• [Aim]
Return every line of the data below that includes the string "chart".

• [Data provided]
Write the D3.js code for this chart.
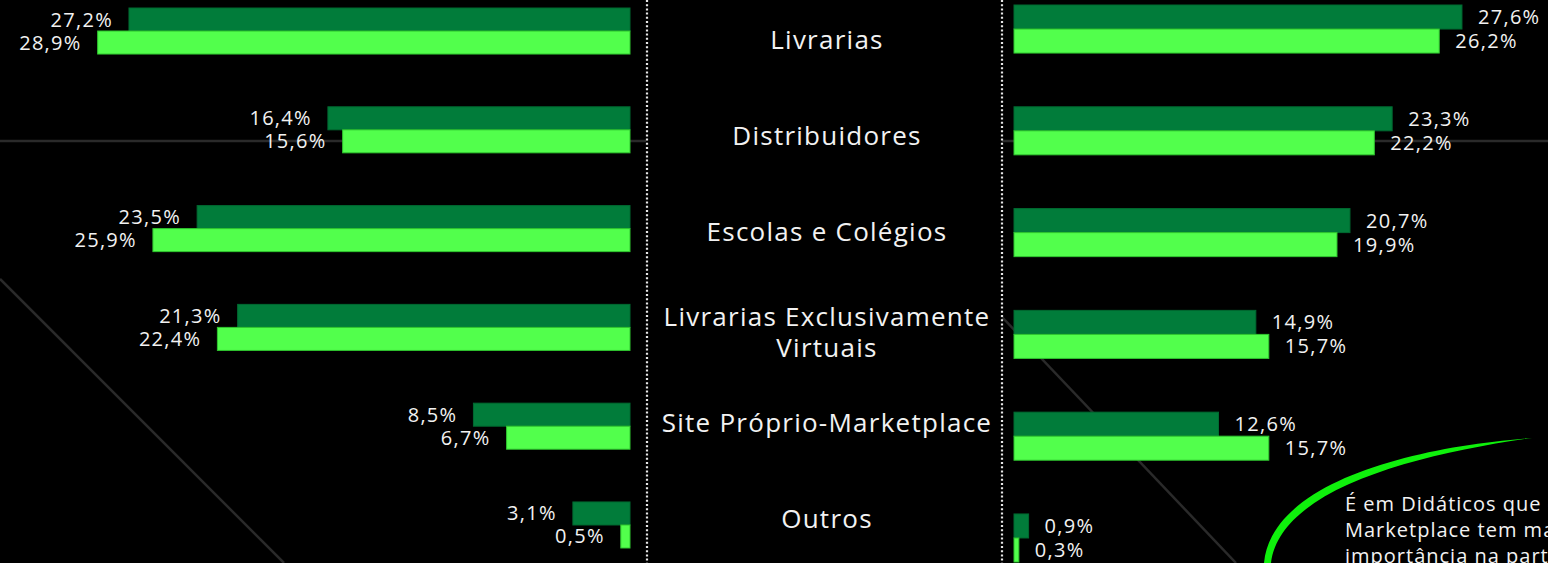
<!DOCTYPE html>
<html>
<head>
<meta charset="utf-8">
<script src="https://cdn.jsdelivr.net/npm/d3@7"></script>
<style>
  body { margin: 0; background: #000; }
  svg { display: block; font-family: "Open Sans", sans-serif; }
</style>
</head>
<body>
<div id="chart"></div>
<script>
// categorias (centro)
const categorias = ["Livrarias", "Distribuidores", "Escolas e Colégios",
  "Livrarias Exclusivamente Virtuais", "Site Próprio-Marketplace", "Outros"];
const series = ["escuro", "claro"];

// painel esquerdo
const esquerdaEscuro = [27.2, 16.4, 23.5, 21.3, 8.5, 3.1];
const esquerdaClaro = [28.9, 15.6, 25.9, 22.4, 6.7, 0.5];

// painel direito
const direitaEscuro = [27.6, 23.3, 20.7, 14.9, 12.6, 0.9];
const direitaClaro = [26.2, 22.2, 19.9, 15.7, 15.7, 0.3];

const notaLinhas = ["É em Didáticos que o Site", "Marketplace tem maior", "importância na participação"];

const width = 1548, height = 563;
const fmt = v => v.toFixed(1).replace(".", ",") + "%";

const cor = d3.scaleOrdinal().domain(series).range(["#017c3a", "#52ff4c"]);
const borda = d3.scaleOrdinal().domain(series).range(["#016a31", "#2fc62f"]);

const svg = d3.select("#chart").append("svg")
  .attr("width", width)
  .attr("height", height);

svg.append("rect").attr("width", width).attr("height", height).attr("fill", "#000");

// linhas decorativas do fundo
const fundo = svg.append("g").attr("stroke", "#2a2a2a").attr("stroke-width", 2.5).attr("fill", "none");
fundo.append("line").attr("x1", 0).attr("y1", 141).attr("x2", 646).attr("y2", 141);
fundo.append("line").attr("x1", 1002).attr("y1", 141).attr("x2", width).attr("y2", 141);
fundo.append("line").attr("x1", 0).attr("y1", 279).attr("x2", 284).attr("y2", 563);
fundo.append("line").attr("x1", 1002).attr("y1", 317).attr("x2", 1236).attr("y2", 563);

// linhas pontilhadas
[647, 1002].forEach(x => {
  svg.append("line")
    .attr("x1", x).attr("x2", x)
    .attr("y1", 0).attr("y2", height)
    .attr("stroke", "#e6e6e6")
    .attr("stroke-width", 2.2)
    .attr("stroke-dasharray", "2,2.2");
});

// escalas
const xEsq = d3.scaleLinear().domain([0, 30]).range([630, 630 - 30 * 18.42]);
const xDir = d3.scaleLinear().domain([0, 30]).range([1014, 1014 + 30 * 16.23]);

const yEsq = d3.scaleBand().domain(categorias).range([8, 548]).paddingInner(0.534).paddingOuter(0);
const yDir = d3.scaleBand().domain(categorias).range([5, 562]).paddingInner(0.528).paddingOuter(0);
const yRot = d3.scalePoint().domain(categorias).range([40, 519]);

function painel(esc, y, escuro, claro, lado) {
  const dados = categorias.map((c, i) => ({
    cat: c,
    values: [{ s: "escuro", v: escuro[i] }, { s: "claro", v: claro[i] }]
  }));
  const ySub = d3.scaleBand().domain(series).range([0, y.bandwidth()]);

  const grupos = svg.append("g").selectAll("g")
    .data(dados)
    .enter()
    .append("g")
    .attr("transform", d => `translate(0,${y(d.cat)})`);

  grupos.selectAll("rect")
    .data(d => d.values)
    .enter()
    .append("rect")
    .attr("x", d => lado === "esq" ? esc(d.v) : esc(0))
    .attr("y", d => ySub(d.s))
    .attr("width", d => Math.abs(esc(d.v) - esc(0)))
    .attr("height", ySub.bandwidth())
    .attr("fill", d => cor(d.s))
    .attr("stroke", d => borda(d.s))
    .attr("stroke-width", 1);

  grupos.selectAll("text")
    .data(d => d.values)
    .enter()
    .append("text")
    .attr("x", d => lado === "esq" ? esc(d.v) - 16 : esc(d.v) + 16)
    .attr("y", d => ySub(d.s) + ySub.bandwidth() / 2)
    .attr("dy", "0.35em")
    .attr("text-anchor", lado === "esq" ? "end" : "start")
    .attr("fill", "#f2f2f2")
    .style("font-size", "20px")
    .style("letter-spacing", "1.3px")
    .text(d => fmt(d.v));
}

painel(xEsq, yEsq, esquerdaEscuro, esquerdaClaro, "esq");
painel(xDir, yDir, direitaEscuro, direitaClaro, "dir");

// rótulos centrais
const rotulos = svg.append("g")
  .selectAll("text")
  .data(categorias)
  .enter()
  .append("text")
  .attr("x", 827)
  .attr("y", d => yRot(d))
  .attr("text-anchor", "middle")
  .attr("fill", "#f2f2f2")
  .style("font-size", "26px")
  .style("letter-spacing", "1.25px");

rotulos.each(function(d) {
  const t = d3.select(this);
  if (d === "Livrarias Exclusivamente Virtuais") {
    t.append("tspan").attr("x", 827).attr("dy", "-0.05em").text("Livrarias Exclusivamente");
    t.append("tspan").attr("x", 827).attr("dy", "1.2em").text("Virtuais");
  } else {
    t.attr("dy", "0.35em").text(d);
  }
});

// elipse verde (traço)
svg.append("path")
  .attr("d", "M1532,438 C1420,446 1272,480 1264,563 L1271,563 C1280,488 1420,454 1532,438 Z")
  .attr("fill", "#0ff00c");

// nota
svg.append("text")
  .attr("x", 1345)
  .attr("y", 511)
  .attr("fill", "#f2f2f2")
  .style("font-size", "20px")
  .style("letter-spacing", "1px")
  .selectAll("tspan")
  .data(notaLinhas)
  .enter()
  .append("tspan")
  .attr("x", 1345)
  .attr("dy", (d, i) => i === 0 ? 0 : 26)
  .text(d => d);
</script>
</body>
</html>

• [Solution for this exercise]
Write the D3.js code for this chart.
<div id="chart"></div>
const svg = d3.select("#chart").append("svg")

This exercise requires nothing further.